• Work required
Begin at the first line of the data and copy each line through the one containing "from matplotlib.ticker import FuncFormatter", that line included, with no pictures.

• Data extract
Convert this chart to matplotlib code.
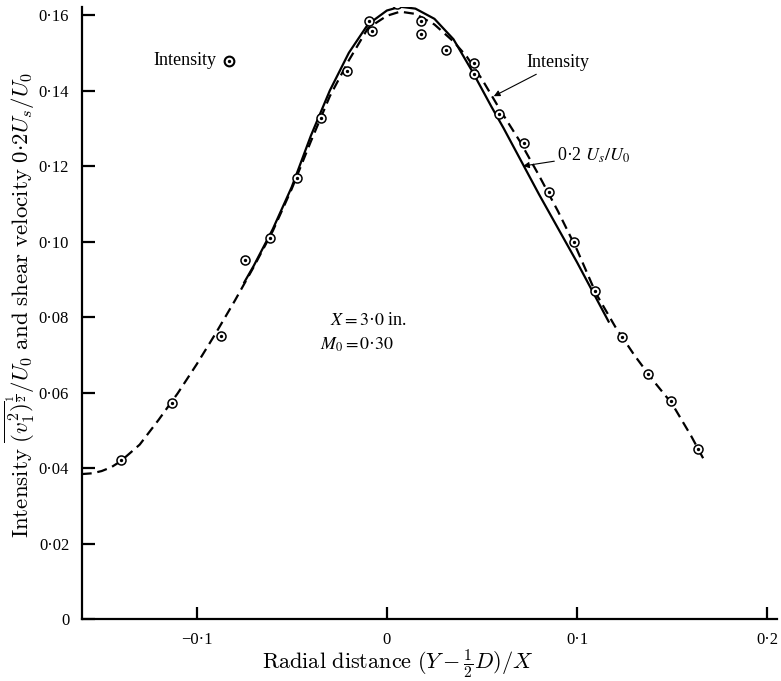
import matplotlib
matplotlib.use('Agg')
import matplotlib.pyplot as plt
from matplotlib.ticker import FuncFormatter

# --- data ---
# measured intensity points
pts_x = [-0.1398, -0.1132, -0.0874, -0.0744, -0.0614, -0.0474, -0.0347, -0.0211,
         -0.0092, -0.0079, 0.0051, 0.0179, 0.0179, 0.0311, 0.0459, 0.0459,
         0.0591, 0.0719, 0.0854, 0.0982, 0.1096, 0.1237, 0.1373, 0.1496, 0.1637]
pts_y = [0.0421, 0.0573, 0.0751, 0.0952, 0.1010, 0.1169, 0.1328, 0.1452,
         0.1583, 0.1558, 0.1628, 0.1583, 0.1549, 0.1507, 0.1472, 0.1443,
         0.1337, 0.1260, 0.1130, 0.0998, 0.0869, 0.0746, 0.0649, 0.0578, 0.0450]

# dashed curve: intensity
int_x = [-0.1605, -0.155, -0.150, -0.145, -0.140, -0.130, -0.120, -0.110, -0.100,
         -0.090, -0.080, -0.070, -0.060, -0.050, -0.040, -0.030, -0.020, -0.010,
         0.000, 0.007, 0.015, 0.025, 0.035, 0.042, 0.050, 0.060, 0.070, 0.080,
         0.090, 0.100, 0.110, 0.120, 0.130, 0.140, 0.150, 0.160, 0.1663]
int_y = [0.0384, 0.0386, 0.0392, 0.0402, 0.0418, 0.0462, 0.0528, 0.0598, 0.0675,
         0.0757, 0.0843, 0.0933, 0.1028, 0.1140, 0.1265, 0.1385, 0.1480, 0.1565,
         0.1598, 0.1609, 0.1603, 0.1575, 0.1530, 0.1490, 0.1430, 0.1345, 0.1265, 0.1175,
         0.1080, 0.0978, 0.0862, 0.0775, 0.0700, 0.0632, 0.0570, 0.0485, 0.0426]

# solid curve: 0.2 Us/U0
shear_x = [-0.0750, -0.070, -0.060, -0.050, -0.040, -0.030, -0.020, -0.010, 0.000,
           0.007, 0.015, 0.025, 0.035, 0.045, 0.055, 0.0614, 0.080, 0.100, 0.1166]
shear_y = [0.0892, 0.0936, 0.1033, 0.1145, 0.1280, 0.1400, 0.1500, 0.1575, 0.1612,
           0.1622, 0.1617, 0.1590, 0.1536, 0.1450, 0.1357, 0.1300, 0.1125, 0.0945, 0.0788]

x_ticks = [-0.1, 0.0, 0.1, 0.2]
y_ticks = [0.0, 0.02, 0.04, 0.06, 0.08, 0.10, 0.12, 0.14, 0.16]

LEGEND_MARK = (-0.0828, 0.1479)

SERIF = ['Liberation Serif', 'DejaVu Serif']


def dot_fmt(v, pos, digits):
    if abs(v) < 1e-9:
        return '0'
    s = f'{abs(v):.{digits}f}'.replace('.', '\u00b7')
    return ('\u2212' if v < 0 else '') + s


def draw_marks(ax, xs, ys, ms=6.5, mew=1.1):
    ax.plot(xs, ys, 'o', ms=ms, mfc='white', mec='black', mew=mew, zorder=4)
    ax.plot(xs, ys, 'o', ms=1.4, color='black', zorder=5)


fig = plt.figure(figsize=(7.81, 6.81), dpi=100)
ax = fig.add_axes([0.1046, 0.091, 0.8899, 0.898])

ax.plot(int_x, int_y, color='black', lw=1.6, dashes=(4.5, 2.6), zorder=3)
ax.plot(shear_x, shear_y, color='black', lw=1.6, zorder=3)
draw_marks(ax, pts_x, pts_y)

# legend-like label in upper left
draw_marks(ax, [LEGEND_MARK[0]], [LEGEND_MARK[1]], ms=7, mew=1.5)
ax.text(LEGEND_MARK[0] - 0.007, LEGEND_MARK[1], 'Intensity', family=SERIF,
        fontsize=13, ha='right', va='center')

# curve annotations
arrow = dict(arrowstyle='-|>', lw=0.8, color='black', mutation_scale=9,
             shrinkA=0, shrinkB=0)
ax.annotate('Intensity', xy=(0.0562, 0.1385), xytext=(0.0735, 0.1473),
            family=SERIF, fontsize=13, ha='left', va='center', arrowprops=arrow)
ax.annotate('0·2 $U_s/U_0$', xy=(0.0716, 0.1200), xytext=(0.0895, 0.1229),
            family=SERIF, fontsize=13, ha='left', va='center',
            math_fontfamily='stix', arrowprops=arrow)

ax.text(-0.0298, 0.0792, '$X = 3$·$0$ in.', family=SERIF, fontsize=13,
        ha='left', va='center', math_fontfamily='stix')
ax.text(-0.0351, 0.0726, '$M_0 = 0$·$30$', family=SERIF, fontsize=13,
        ha='left', va='center', math_fontfamily='stix')

ax.set_xlim(-0.1605, 0.205)
ax.set_ylim(0, 0.162)
ax.set_xticks(x_ticks)
ax.set_yticks(y_ticks)
ax.xaxis.set_major_formatter(FuncFormatter(lambda v, p: dot_fmt(v, p, 1)))
ax.yaxis.set_major_formatter(FuncFormatter(lambda v, p: dot_fmt(v, p, 2)))

for side in ['top', 'right']:
    ax.spines[side].set_visible(False)
for side in ['left', 'bottom']:
    ax.spines[side].set_linewidth(1.6)

ax.tick_params(direction='in', length=9, width=1.6, labelsize=12, pad=9)
for lab in ax.get_xticklabels() + ax.get_yticklabels():
    lab.set_family(SERIF)

ax.set_xlabel(r'$\mathrm{Radial\ distance}\ (Y-\frac{1}{2}D)/X$',
              fontsize=16, math_fontfamily='cm')
ax.set_ylabel(r'$\mathrm{Intensity}\ \overline{(v_1^2)}^{\frac{1}{2}}/U_0\ '
              r'\mathrm{and\ shear\ velocity}\ 0{\cdot}2U_s/U_0$',
              fontsize=16.5, math_fontfamily='cm')
ax.xaxis.set_label_coords(0.455, -0.046)
ax.yaxis.set_label_coords(-0.064, 0.513)

fig.savefig('out.png', dpi=100)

• Result
Convert this chart to matplotlib code.
import matplotlib
matplotlib.use('Agg')
import matplotlib.pyplot as plt
from matplotlib.ticker import FuncFormatter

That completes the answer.